Today was pretty good/uneventful... hung around all morning, ate.. showered lol the usual
Then I worked from 5-11, it was alright - but can I just say I have some of the BEST co-workers ever. Like, honestly... I love them more and more everyday :)

That's it. :)

xo

Friday, July 31, 2009

Everybody has those days...

You know, the days where you just don't feel like yourself - the days when no matter what you do it seems as if you can't be in a better mood.
Today was that day.
I woke up around 11 and it was raining which made me not want to get up, then I had to look over some stuff for my student loans, I owe more money than I can possibly come up with in 2 weeks (especially since I'll be on vacation) and for some reason have a late fee for a bill I didn't know about... after dealing with this for about an hour and during my drive to work, I walked in the door at 2 wiping tears from my eyes... Stress makes me cry, I can't help it.
I go to work and notice I'm on register 10, the register I hate most in the ENTIRE effing store. It's 20 items or less, but people don't care... I had a lady complain to me throughout her entire 30 item order that I didn't have a bagger, after trying to explain that I was an express register and she didn't understand I caved and said - oh well, today is Friday and on Fridays only the odd number registers have baggers - she then told me what a stupid rule that was and watched me finish bagging and putting the entire order in her cart, telling me I was doing it wrong.. To top the day on that register off, I had a headache... not like a normal one you can ignore, one of those ones that just will not go away.
But I did get to work with Stacie and my 2 favorite guys so that made me smile :)

But my mother just called me and was angry I forgot her anniversary... Sorry that I was stressed out and have more important things to deal with, yeah it does suck that I forgot.. but you don't call someone to tell them they forgot... ugh whatever, I'm over it - I shall go back to texting my gay guy, he makes me feel better - he told me I was pretty (:

Thursday, July 30, 2009

I get by with a little help from my friends <3

Today I had the day off, so I woke up showered and got OUT OF THE HOUSE, I really need to do it more - so much happens online that it takes me away from my real life and the more important things
There was a bit of a fight last night but I'm over it for the most part, and I'm pretty sure there's been an understanding about it and hopefully everyone now understands the feelings surrounding the situation we were presented with.
So, I got in my car and drove to my friend Stacie's house to pick her and her daughter up so we could start the day, as we're leaving I noticed my check engine light was on (my car is 3 months old so this kinda pissed me off). I stopped into a parking lot and attempted to pop the hood, not doing this before I had no idea how! I had to whip out the book that came with the car and find the section on opening the hood lol I also had no idea what to look for once it was open, so I shut it and called my step-brother, the car salesman. Drove to see him, apparently all it was is that my gas cap was not screwed on all the way or something.
Next we went shopping, I bought shorts for Florida, as well as a bunch of travel stuff so that I have what I need :)
Went out to eat, the waiter was HOT and his name was Seamus... kinda turned me off a little bit, not gonna lie lol

BUT that is pretty much my entire day, the most exciting thing that happened was that I don't know how to open the hood on my car, but I do now so 1 point Amanda, 0 points Clinton (Clinton is the name of my car)

Have a great night
Lots of Love :]

Wednesday, July 29, 2009

So I've made a decision...

I'm going to attempt to start blogging everyday.

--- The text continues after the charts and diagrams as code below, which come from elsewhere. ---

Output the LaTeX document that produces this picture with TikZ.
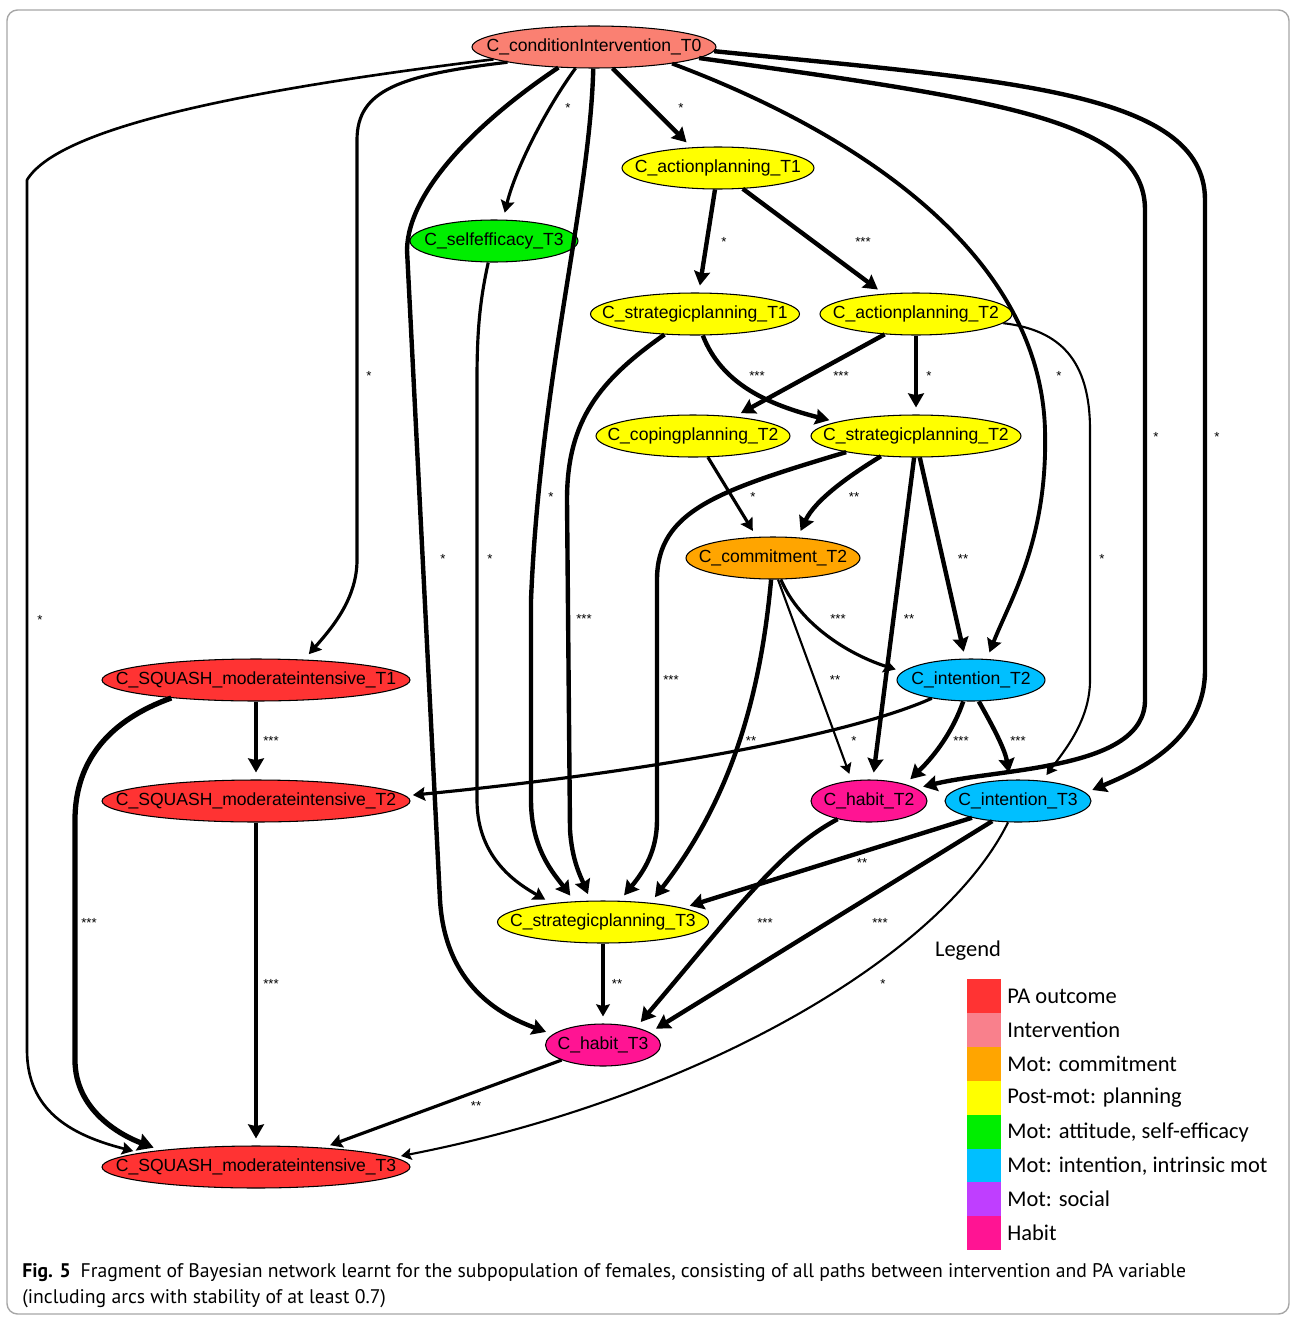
\documentclass[tikz,border=0pt]{standalone}
\usepackage{fontspec}
\setmainfont{Liberation Sans}
\newfontfamily\capfont{PT Sans}
\newfontfamily\legfont{Carlito}
\usetikzlibrary{shapes.geometric,arrows.meta}
\definecolor{cOutcome}{HTML}{FF3333}
\definecolor{cInterv}{HTML}{FA8072}
\definecolor{cIntervKey}{HTML}{F9808C}
\definecolor{cCommit}{HTML}{FFA500}
\definecolor{cPlan}{HTML}{FFFF00}
\definecolor{cSelf}{HTML}{00EE00}
\definecolor{cIntent}{HTML}{00BFFF}
\definecolor{cSocial}{HTML}{BF3EFF}
\definecolor{cHabit}{HTML}{FF1493}
\newcommand{\vname}[1]{\makebox[0pt]{#1}}
\begin{document}
\begin{tikzpicture}[x=0.02cm,y=-0.02cm,
  var/.style={ellipse, draw, line width=0.6pt, inner sep=0pt, minimum height=0.84cm, font=\fontsize{10}{12}\selectfont},
  arc/.style={-{Stealth[length=4pt 1.6, width=4.5pt 1.8, inset=1pt]}, shorten >=4pt, line join=round},
  arcthin/.style={arc, line width=1.2pt},
  arcmid/.style={arc, line width=1.8pt},
  arcthick/.style={arc, line width=2.5pt},
  arcfat/.style={arc, line width=3pt},
  lab/.style={font=\fontsize{7.5}{9}\selectfont, inner sep=0pt},
  legbox/.style={minimum size=0.68cm, inner sep=0pt},
  legtext/.style={anchor=west, inner sep=0pt, font=\legfont\fontsize{12.8}{15}\selectfont}]
\useasboundingbox (0,0) rectangle (1292,1318);
\draw[gray!70, line width=0.8pt, rounded corners=6pt] (7,10) rectangle (1289,1314);
\node[var, fill=cInterv, minimum width=4.88cm] (condInt) at (594,47) {\vname{C\_conditionIntervention\_T0}};
\node[var, fill=cPlan, minimum width=3.84cm] (actT1) at (718,168) {\vname{C\_actionplanning\_T1}};
\node[var, fill=cSelf, minimum width=3.36cm] (self) at (494,241) {\vname{C\_selfefficacy\_T3}};
\node[var, fill=cPlan, minimum width=4.18cm] (strT1) at (695,314) {\vname{C\_strategicplanning\_T1}};
\node[var, fill=cPlan, minimum width=3.84cm] (actT2) at (916,314) {\vname{C\_actionplanning\_T2}};
\node[var, fill=cPlan, minimum width=3.88cm] (copT2) at (693,436) {\vname{C\_copingplanning\_T2}};
\node[var, fill=cPlan, minimum width=4.2cm] (strT2) at (916,436) {\vname{C\_strategicplanning\_T2}};
\node[var, fill=cCommit, minimum width=3.48cm] (comT2) at (773,558) {\vname{C\_commitment\_T2}};
\node[var, fill=cIntent, minimum width=2.96cm] (intT2) at (971,680) {\vname{C\_intention\_T2}};
\node[var, fill=cOutcome, minimum width=6.16cm] (sqT1) at (256,680) {\vname{C\_SQUASH\_moderateintensive\_T1}};
\node[var, fill=cOutcome, minimum width=6.16cm] (sqT2) at (256,801) {\vname{C\_SQUASH\_moderateintensive\_T2}};
\node[var, fill=cHabit, minimum width=2.32cm] (habT2) at (869,801) {\vname{C\_habit\_T2}};
\node[var, fill=cIntent, minimum width=2.92cm] (intT3) at (1018,801) {\vname{C\_intention\_T3}};
\node[var, fill=cPlan, minimum width=4.22cm] (strT3) at (603,922) {\vname{C\_strategicplanning\_T3}};
\node[var, fill=cHabit, minimum width=2.3cm] (habT3) at (603,1045) {\vname{C\_habit\_T3}};
\node[var, fill=cOutcome, minimum width=6.16cm] (sqT3) at (256,1167) {\vname{C\_SQUASH\_moderateintensive\_T3}};
\draw[arcthin, line width=1.5pt](condInt.187) .. controls (260,88) and (60,125) .. (27,180) -- (27,1050) .. controls (27,1110) and (70,1135) .. (sqT3.173);
\draw[arcmid](condInt.190) .. controls (400,75) and (357,90) .. (357,140) -- (357,560) .. controls (357,600) and (330,630) .. (sqT1.23);
\draw[arcthick](condInt.210) .. controls (480,120) and (408,190) .. (407,250) -- (440,900) .. controls (445,985) and (500,1015) .. (habT3.168);
\draw[arcmid](condInt.229) .. controls (545,110) and (515,170) .. (self.67);
\draw[arcthick](condInt.268) .. controls (590,200) and (540,380) .. (531,600) -- (531,800) .. controls (531,850) and (555,875) .. (strT3.144);
\draw[arcthick](condInt.311) -- (actT1.142);
\draw[arcthick, line width=2.2pt](condInt.348) .. controls (850,130) and (1040,250) .. (1045,430) .. controls (1048,540) and (1010,600) .. (intT2.53);
\draw[arcthick](condInt.354) .. controls (1000,100) and (1145,120) .. (1145,210) -- (1145,700) .. controls (1145,770) and (1000,768) .. (habT2.15);
\draw[arcthick](condInt.358) .. controls (1000,80) and (1205,90) .. (1205,200) -- (1205,670) .. controls (1205,740) and (1140,770) .. (intT3.7);
\draw[arcthick](actT1.262) -- (strT1.80);
\draw[arcthick](actT1.320) -- (actT2.148);
\draw[arcthick](strT1.214) .. controls (600,380) and (567,420) .. (567,500) -- (570,830) .. controls (572,860) and (580,875) .. (strT3.120);
\draw[arcthick](strT1.290) .. controls (722,385) and (770,405) .. (strT2.170);
\draw[arcthick](actT2.213) -- (copT2.25);
\draw[arcthick](actT2.south) -- (strT2.north);
\draw[arcthin](actT2.354) .. controls (1060,330) and (1090,360) .. (1090,430) -- (1090,680) .. controls (1090,720) and (1065,750) .. (intT3.40);
\draw[arcmid](copT2.305) -- (comT2.128);
\draw[arcthick](strT2.210) .. controls (850,475) and (815,500) .. (comT2.40);
\draw[arcthick](strT2.193) .. controls (720,490) and (657,510) .. (657,580) -- (657,820) .. controls (657,850) and (645,870) .. (strT3.52);
\draw[arcthick](strT2.265) -- (habT2.80);
\draw[arcthick](strT2.280) -- (intT2.105);
\draw[arcmid](comT2.290) .. controls (800,625) and (850,655) .. (intT2.173);
\draw[arcthin](comT2.283) -- (habT2.130);
\draw[arcthick](comT2.265) .. controls (760,700) and (730,800) .. (strT3.22);
\draw[arcmid](intT2.205) .. controls (850,735) and (650,772) .. (sqT2.2);
\draw[arcthick](intT2.250) .. controls (950,740) and (925,765) .. (habT2.25);
\draw[arcthick](intT2.290) .. controls (995,730) and (1005,750) .. (intT3.110);
\draw[arcthick](sqT1.south) -- (sqT2.north);
\draw[arcfat](sqT1.192) .. controls (110,720) and (75,760) .. (75,820) -- (75,1060) .. controls (75,1110) and (120,1135) .. (sqT3.170);
\draw[arcthick](sqT2.south) -- (sqT3.north);
\draw[arcmid](self.255) .. controls (480,300) and (477,330) .. (477,380) -- (477,800) .. controls (477,860) and (520,885) .. (strT3.160);
\draw[arcthick](intT3.200) -- (strT3.10);
\draw[arcthick](habT2.210) .. controls (780,850) and (740,905) .. (habT3.28);
\draw[arcthick](intT3.218) -- (habT3.15);
\draw[arcthin](intT3.245) .. controls (940,960) and (690,1100) .. (sqT3.4);
\draw[arcmid](habT3.200) -- (sqT3.16);
\draw[arcmid](strT3.south) -- (habT3.north);
\node[lab] (l1) at (40,620) {*};
\node[lab] (l2) at (369,376) {*};
\node[lab] (l3) at (443,559) {*};
\node[lab] (l4) at (568,108) {*};
\node[lab] (l5) at (551,497) {*};
\node[lab] (l6) at (681,108) {*};
\node[lab] (l7) at (1059,376) {*};
\node[lab] (l8) at (1156,437) {*};
\node[lab] (l9) at (1217,437) {*};
\node[lab] (l10) at (724,242) {*};
\node[lab] (l11) at (863,242) {***};
\node[lab] (l12) at (584,619) {***};
\node[lab] (l13) at (757,376) {***};
\node[lab] (l14) at (841,376) {***};
\node[lab] (l15) at (929,376) {*};
\node[lab] (l16) at (1102,559) {*};
\node[lab] (l17) at (753,497) {*};
\node[lab] (l18) at (854,497) {**};
\node[lab] (l19) at (671,680) {***};
\node[lab] (l20) at (909,619) {**};
\node[lab] (l21) at (963,559) {**};
\node[lab] (l22) at (838,619) {***};
\node[lab] (l23) at (835,680) {**};
\node[lab] (l24) at (751,741) {**};
\node[lab] (l25) at (854,741) {*};
\node[lab] (l26) at (961,741) {***};
\node[lab] (l27) at (1018,741) {***};
\node[lab] (l28) at (271,741) {***};
\node[lab] (l29) at (89,923) {***};
\node[lab] (l30) at (271,984) {***};
\node[lab] (l31) at (490,559) {*};
\node[lab] (l32) at (862,863) {**};
\node[lab] (l33) at (765,923) {***};
\node[lab] (l34) at (880,923) {***};
\node[lab] (l35) at (883,984) {*};
\node[lab] (l36) at (476,1106) {**};
\node[lab] (l37) at (617,984) {**};
\node[font=\legfont\fontsize{12.8}{15}\selectfont, inner sep=0pt] (legT) at (968,951) {Legend};
\node[legbox, fill=cOutcome] (k1) at (984,996) {};
\node[legbox, fill=cIntervKey] (k2) at (984,1030) {};
\node[legbox, fill=cCommit] (k3) at (984,1064) {};
\node[legbox, fill=cPlan] (k4) at (984,1098) {};
\node[legbox, fill=cSelf] (k5) at (984,1132) {};
\node[legbox, fill=cIntent] (k6) at (984,1166) {};
\node[legbox, fill=cSocial] (k7) at (984,1199) {};
\node[legbox, fill=cHabit] (k8) at (984,1233) {};
\node[legtext] (t1) at (1007,996) {PA outcome};
\node[legtext] (t2) at (1007,1030) {Intervention};
\node[legtext] (t3) at (1007,1064) {Mot: commitment};
\node[legtext] (t4) at (1007,1098) {Post-mot: planning};
\node[legtext] (t5) at (1007,1132) {Mot: attitude, self-efficacy};
\node[legtext] (t6) at (1007,1166) {Mot: intention, intrinsic mot};
\node[legtext] (t7) at (1007,1199) {Mot: social};
\node[legtext] (t8) at (1007,1233) {Habit};
\node[anchor=west, inner sep=0pt, font=\capfont\fontsize{11.2}{14}\selectfont] (cap1) at (22,1273) {\textbf{Fig. 5}\enspace Fragment of Bayesian network learnt for the subpopulation of females, consisting of all paths between intervention and PA variable};
\node[anchor=west, inner sep=0pt, font=\capfont\fontsize{11.2}{14}\selectfont] (cap2) at (22,1299) {(including arcs with stability of at least 0.7)};
\end{tikzpicture}
\end{document}
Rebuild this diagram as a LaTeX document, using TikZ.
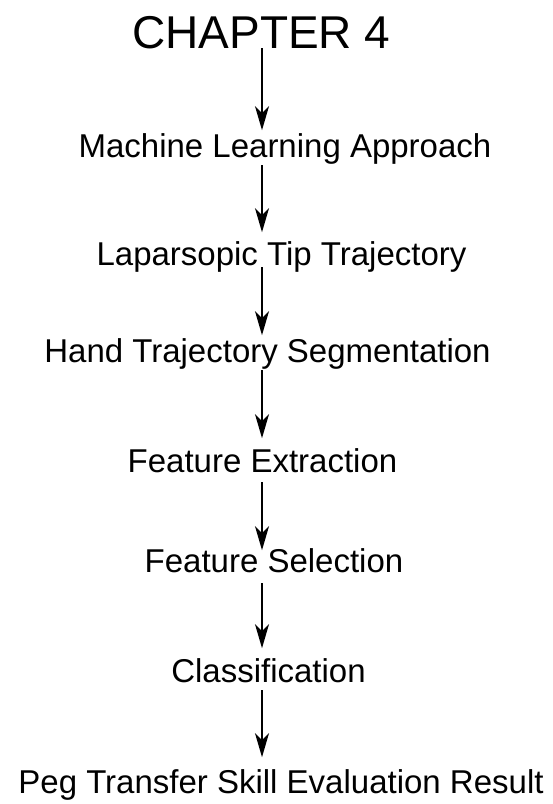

I have very little other ways to remember stupid little things that happen or what people happen to say. So we shall start with today.

Today I woke up and my legs were in soo much pain, but apparently less than last night because it didn't hurt me to walk up and down stairs (I have a sunburn on my legs, around the knee area.) Sometimes living in the basement is a bit of a pain, the only way to get anywhere is to use the stairs - and if anything were to happen I'd be stranded! But, that's life :)
I worked from 4-10 on self-checkout... so I basically stood and made sure nobody stole, and they didn't, very uneventful haha but after my break around 7:30 I got to help my friend/supervisor Ashley rearrange the gift cards on the racks they were on... because apparently there is supposed to be an order to them, and I don't think we sell many anyway because there was a TON of dust.
Not that you guys care or anything... I'm just throwing that out there :-P

BUT other than that nothing too exciting happened today, after work I talked to my mom on the phone, I watched Bobby on BlogTV (I kinda missed him and didn't realize it until tonight haha) and now I'm here... writing this blog, to document my life.

So for now this is good bye and I shall write again soon.